◆ **Material provided**
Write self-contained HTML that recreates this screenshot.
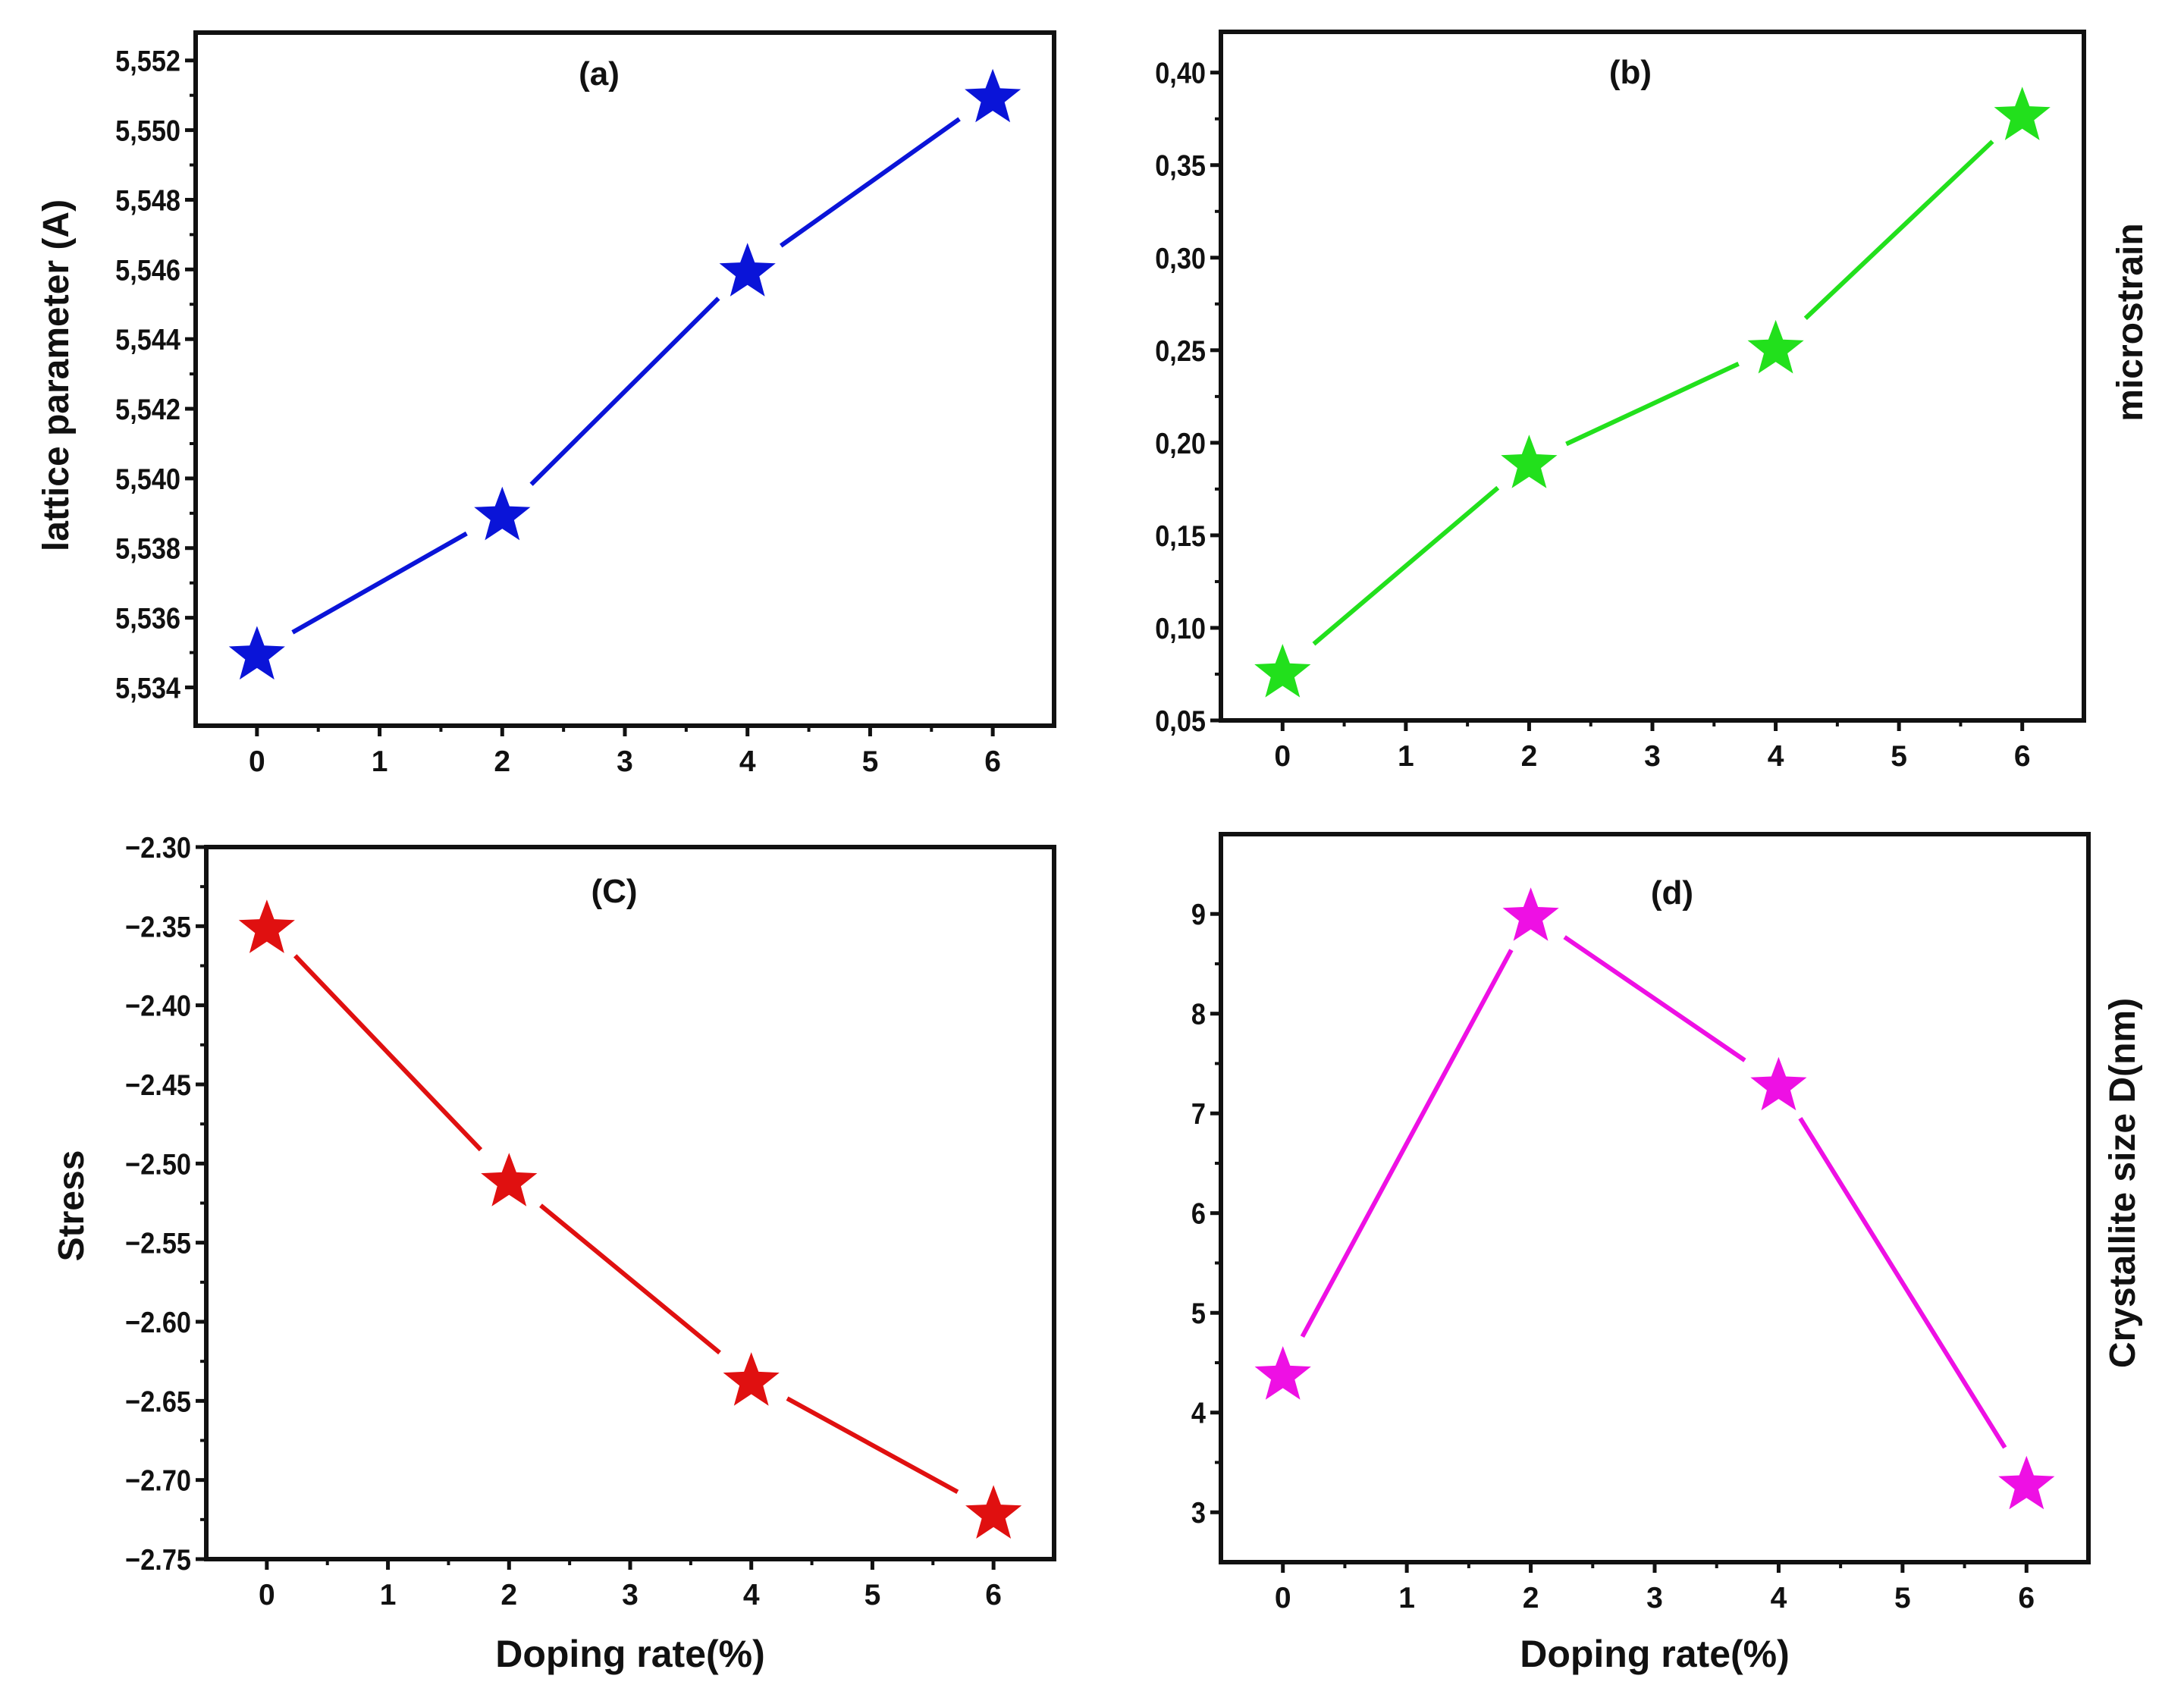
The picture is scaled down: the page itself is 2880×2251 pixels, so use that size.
<!DOCTYPE html>
<html><head><meta charset="utf-8"><style>
html,body{margin:0;padding:0;background:#fff;}
svg{display:block;font-family:"Liberation Sans",sans-serif;font-weight:bold;}
</style></head><body>
<svg id="fig" width="2880" height="2251" viewBox="0 0 2880 2251" xmlns="http://www.w3.org/2000/svg"></svg>
<script>
const xCats = [0, 2, 4, 6];
const xTicks = [0, 1, 2, 3, 4, 5, 6];
const aVals = [5.535, 5.539, 5.546, 5.551];
const aTicks = [5.534, 5.536, 5.538, 5.540, 5.542, 5.544, 5.546, 5.548, 5.550, 5.552];
const bVals = [0.077, 0.19, 0.252, 0.378];
const bTicks = [0.05, 0.10, 0.15, 0.20, 0.25, 0.30, 0.35, 0.40];
const cVals = [-2.35, -2.51, -2.636, -2.72];
const cTicks = [-2.30, -2.35, -2.40, -2.45, -2.50, -2.55, -2.60, -2.65, -2.70, -2.75];
const dVals = [4.4, 9.0, 7.3, 3.3];
const dTicks = [3, 4, 5, 6, 7, 8, 9];

const NS = "http://www.w3.org/2000/svg";
const svg = document.getElementById('fig');
function mk(tag, attrs, parent, text){
  const e = document.createElementNS(NS, tag);
  for (const k in attrs) e.setAttribute(k, attrs[k]);
  if (text !== undefined) e.textContent = text;
  (parent || svg).appendChild(e);
  return e;
}
function starPath(cx, cy, R){
  const r = R * 0.42; let d = '';
  for (let i = 0; i < 10; i++){
    const ang = -Math.PI/2 + i*Math.PI/5;
    const rr = i % 2 ? r : R;
    d += (i ? 'L' : 'M') + (cx + rr*Math.cos(ang)).toFixed(1) + ',' + (cy + rr*Math.sin(ang)).toFixed(1);
  }
  return d + 'Z';
}
const XMIN = -0.5, XMAX = 6.5;
function panel(cfg){
  const g = mk('g', {});
  
  
  const L = cfg.box[0], T = cfg.box[1], R = cfg.box[2], B = cfg.box[3];
  const xs = v => L + (v - XMIN) / (XMAX - XMIN) * (R - L);
  const ys = v => B - (v - cfg.ymin) / (cfg.ymax - cfg.ymin) * (B - T);
  for (let i = 0; i < cfg.yt.length; i++){
    const v = cfg.yt[i], y = ys(v);
    const t = mk('line', {x1: L-14, x2: L, y1: y, y2: y, stroke: '#111', 'stroke-width': 5}, g);
    
    
    const lb = mk('text', {x: L-20, y: y+14, 'text-anchor': 'end', 'font-size': 39, fill: '#111',
      transform: 'translate(' + (L-20) + ',0) scale(0.88,1) translate(' + (-(L-20)) + ',0)'}, g, cfg.fmt(v));
    
    
    if (i < cfg.yt.length - 1){
      const ym = ys((v + cfg.yt[i+1]) / 2);
      mk('line', {x1: L-8, x2: L, y1: ym, y2: ym, stroke: '#111', 'stroke-width': 4}, g);
    }
  }
  for (let i = 0; i < xTicks.length; i++){
    const v = xTicks[i], x = xs(v);
    const t = mk('line', {x1: x, x2: x, y1: B, y2: B+14, stroke: '#111', 'stroke-width': 5}, g);
    
    
    const lb = mk('text', {x: x, y: B+60, 'text-anchor': 'middle', 'font-size': 39, fill: '#111'}, g, String(v));
    
    
    const xm = xs(v + 0.5);
    if (xm < R - 2) mk('line', {x1: xm, x2: xm, y1: B, y2: B+8, stroke: '#111', 'stroke-width': 4}, g);
  }
  const fr = mk('rect', {x: L, y: T, width: R-L, height: B-T, fill: 'none', stroke: '#111', 'stroke-width': 6}, g);
  
  
  for (let i = 0; i < xCats.length - 1; i++){
    const x1 = xs(xCats[i]), y1 = ys(cfg.vals[i]), x2 = xs(xCats[i+1]), y2 = ys(cfg.vals[i+1]);
    const dx = x2-x1, dy = y2-y1, len = Math.hypot(dx, dy), gap = 54;
    const s = mk('line', {x1: x1+dx/len*gap, y1: y1+dy/len*gap, x2: x2-dx/len*gap, y2: y2-dy/len*gap, stroke: cfg.color, 'stroke-width': 6}, g);
    
    
  }
  for (let i = 0; i < xCats.length; i++){
    const p = mk('path', {d: starPath(xs(xCats[i]), ys(cfg.vals[i]) + 4, 39), fill: cfg.color}, g);
    
    
  }
  const pl = mk('text', {x: cfg.lab[0], y: cfg.lab[1], 'text-anchor': 'middle', 'font-size': 44, fill: '#111'}, g, cfg.label);
  
  
  const yt = mk('text', {x: 0, y: 0, 'text-anchor': 'middle', 'font-size': 48, fill: '#111',
    transform: 'translate(' + cfg.ytitle[0] + ',' + cfg.ytitle[1] + ') rotate(-90)'}, g, cfg.ytitleText);
  
  
  if (cfg.xtitle){
    const xt = mk('text', {x: (L+R)/2, y: cfg.xtitle, 'text-anchor': 'middle', 'font-size': 50, fill: '#111'}, g, 'Doping rate(%)');
    
    
  }
}
const f3 = v => v.toFixed(3).replace('.', ',');
const f2 = v => v.toFixed(2).replace('.', ',');
const f2m = v => v.toFixed(2).replace('-', '\u2212');
panel({name:'panel-a-lattice', box:[258,43,1390,957], ymin:5.5329, ymax:5.5528, yt:aTicks, vals:aVals, color:'#0a14d8',
  fmt:f3, label:'(a)', lab:[790,112], ytitle:[90,495], ytitleText:'lattice parameter (A)'});
panel({name:'panel-b-microstrain', box:[1610,42,2748,950], ymin:0.05, ymax:0.422, yt:bTicks, vals:bVals, color:'#22e01c',
  fmt:f2, label:'(b)', lab:[2150,110], ytitle:[2825,425], ytitleText:'microstrain'});
panel({name:'panel-c-stress', box:[272,1117,1390,2056], ymin:-2.75, ymax:-2.30, yt:cTicks, vals:cVals, color:'#e01010',
  fmt:f2m, label:'(C)', lab:[810,1190], ytitle:[110,1590], ytitleText:'Stress', xtitle:2198});
panel({name:'panel-d-crystallite', box:[1610,1100,2754,2060], ymin:2.5, ymax:9.8, yt:dTicks, vals:dVals, color:'#ee10e4',
  fmt:v=>String(v), label:'(d)', lab:[2205,1192], ytitle:[2815,1560], ytitleText:'Crystallite size D(nm)', xtitle:2198});
</script>
</body></html>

◆ **What is asked**
Copy the material above in full and exactly, skipping pictures.

◆ **Result of this exercise**
Write self-contained HTML that recreates this screenshot.
The picture is scaled down: the page itself is 2880×2251 pixels, so use that size.
<!DOCTYPE html>
<html><head><meta charset="utf-8"><style>
html,body{margin:0;padding:0;background:#fff;}
svg{display:block;font-family:"Liberation Sans",sans-serif;font-weight:bold;}
</style></head><body>
<svg id="fig" width="2880" height="2251" viewBox="0 0 2880 2251" xmlns="http://www.w3.org/2000/svg"></svg>
<script>
const xCats = [0, 2, 4, 6];
const xTicks = [0, 1, 2, 3, 4, 5, 6];
const aVals = [5.535, 5.539, 5.546, 5.551];
const aTicks = [5.534, 5.536, 5.538, 5.540, 5.542, 5.544, 5.546, 5.548, 5.550, 5.552];
const bVals = [0.077, 0.19, 0.252, 0.378];
const bTicks = [0.05, 0.10, 0.15, 0.20, 0.25, 0.30, 0.35, 0.40];
const cVals = [-2.35, -2.51, -2.636, -2.72];
const cTicks = [-2.30, -2.35, -2.40, -2.45, -2.50, -2.55, -2.60, -2.65, -2.70, -2.75];
const dVals = [4.4, 9.0, 7.3, 3.3];
const dTicks = [3, 4, 5, 6, 7, 8, 9];

const NS = "http://www.w3.org/2000/svg";
const svg = document.getElementById('fig');
function mk(tag, attrs, parent, text){
  const e = document.createElementNS(NS, tag);
  for (const k in attrs) e.setAttribute(k, attrs[k]);
  if (text !== undefined) e.textContent = text;
  (parent || svg).appendChild(e);
  return e;
}
function starPath(cx, cy, R){
  const r = R * 0.42; let d = '';
  for (let i = 0; i < 10; i++){
    const ang = -Math.PI/2 + i*Math.PI/5;
    const rr = i % 2 ? r : R;
    d += (i ? 'L' : 'M') + (cx + rr*Math.cos(ang)).toFixed(1) + ',' + (cy + rr*Math.sin(ang)).toFixed(1);
  }
  return d + 'Z';
}
const XMIN = -0.5, XMAX = 6.5;
function panel(cfg){
  const g = mk('g', {});
  
  
  const L = cfg.box[0], T = cfg.box[1], R = cfg.box[2], B = cfg.box[3];
  const xs = v => L + (v - XMIN) / (XMAX - XMIN) * (R - L);
  const ys = v => B - (v - cfg.ymin) / (cfg.ymax - cfg.ymin) * (B - T);
  for (let i = 0; i < cfg.yt.length; i++){
    const v = cfg.yt[i], y = ys(v);
    const t = mk('line', {x1: L-14, x2: L, y1: y, y2: y, stroke: '#111', 'stroke-width': 5}, g);
    
    
    const lb = mk('text', {x: L-20, y: y+14, 'text-anchor': 'end', 'font-size': 39, fill: '#111',
      transform: 'translate(' + (L-20) + ',0) scale(0.88,1) translate(' + (-(L-20)) + ',0)'}, g, cfg.fmt(v));
    
    
    if (i < cfg.yt.length - 1){
      const ym = ys((v + cfg.yt[i+1]) / 2);
      mk('line', {x1: L-8, x2: L, y1: ym, y2: ym, stroke: '#111', 'stroke-width': 4}, g);
    }
  }
  for (let i = 0; i < xTicks.length; i++){
    const v = xTicks[i], x = xs(v);
    const t = mk('line', {x1: x, x2: x, y1: B, y2: B+14, stroke: '#111', 'stroke-width': 5}, g);
    
    
    const lb = mk('text', {x: x, y: B+60, 'text-anchor': 'middle', 'font-size': 39, fill: '#111'}, g, String(v));
    
    
    const xm = xs(v + 0.5);
    if (xm < R - 2) mk('line', {x1: xm, x2: xm, y1: B, y2: B+8, stroke: '#111', 'stroke-width': 4}, g);
  }
  const fr = mk('rect', {x: L, y: T, width: R-L, height: B-T, fill: 'none', stroke: '#111', 'stroke-width': 6}, g);
  
  
  for (let i = 0; i < xCats.length - 1; i++){
    const x1 = xs(xCats[i]), y1 = ys(cfg.vals[i]), x2 = xs(xCats[i+1]), y2 = ys(cfg.vals[i+1]);
    const dx = x2-x1, dy = y2-y1, len = Math.hypot(dx, dy), gap = 54;
    const s = mk('line', {x1: x1+dx/len*gap, y1: y1+dy/len*gap, x2: x2-dx/len*gap, y2: y2-dy/len*gap, stroke: cfg.color, 'stroke-width': 6}, g);
    
    
  }
  for (let i = 0; i < xCats.length; i++){
    const p = mk('path', {d: starPath(xs(xCats[i]), ys(cfg.vals[i]) + 4, 39), fill: cfg.color}, g);
    
    
  }
  const pl = mk('text', {x: cfg.lab[0], y: cfg.lab[1], 'text-anchor': 'middle', 'font-size': 44, fill: '#111'}, g, cfg.label);
  
  
  const yt = mk('text', {x: 0, y: 0, 'text-anchor': 'middle', 'font-size': 48, fill: '#111',
    transform: 'translate(' + cfg.ytitle[0] + ',' + cfg.ytitle[1] + ') rotate(-90)'}, g, cfg.ytitleText);
  
  
  if (cfg.xtitle){
    const xt = mk('text', {x: (L+R)/2, y: cfg.xtitle, 'text-anchor': 'middle', 'font-size': 50, fill: '#111'}, g, 'Doping rate(%)');
    
    
  }
}
const f3 = v => v.toFixed(3).replace('.', ',');
const f2 = v => v.toFixed(2).replace('.', ',');
const f2m = v => v.toFixed(2).replace('-', '\u2212');
panel({name:'panel-a-lattice', box:[258,43,1390,957], ymin:5.5329, ymax:5.5528, yt:aTicks, vals:aVals, color:'#0a14d8',
  fmt:f3, label:'(a)', lab:[790,112], ytitle:[90,495], ytitleText:'lattice parameter (A)'});
panel({name:'panel-b-microstrain', box:[1610,42,2748,950], ymin:0.05, ymax:0.422, yt:bTicks, vals:bVals, color:'#22e01c',
  fmt:f2, label:'(b)', lab:[2150,110], ytitle:[2825,425], ytitleText:'microstrain'});
panel({name:'panel-c-stress', box:[272,1117,1390,2056], ymin:-2.75, ymax:-2.30, yt:cTicks, vals:cVals, color:'#e01010',
  fmt:f2m, label:'(C)', lab:[810,1190], ytitle:[110,1590], ytitleText:'Stress', xtitle:2198});
panel({name:'panel-d-crystallite', box:[1610,1100,2754,2060], ymin:2.5, ymax:9.8, yt:dTicks, vals:dVals, color:'#ee10e4',
  fmt:v=>String(v), label:'(d)', lab:[2205,1192], ytitle:[2815,1560], ytitleText:'Crystallite size D(nm)', xtitle:2198});
</script>
</body></html>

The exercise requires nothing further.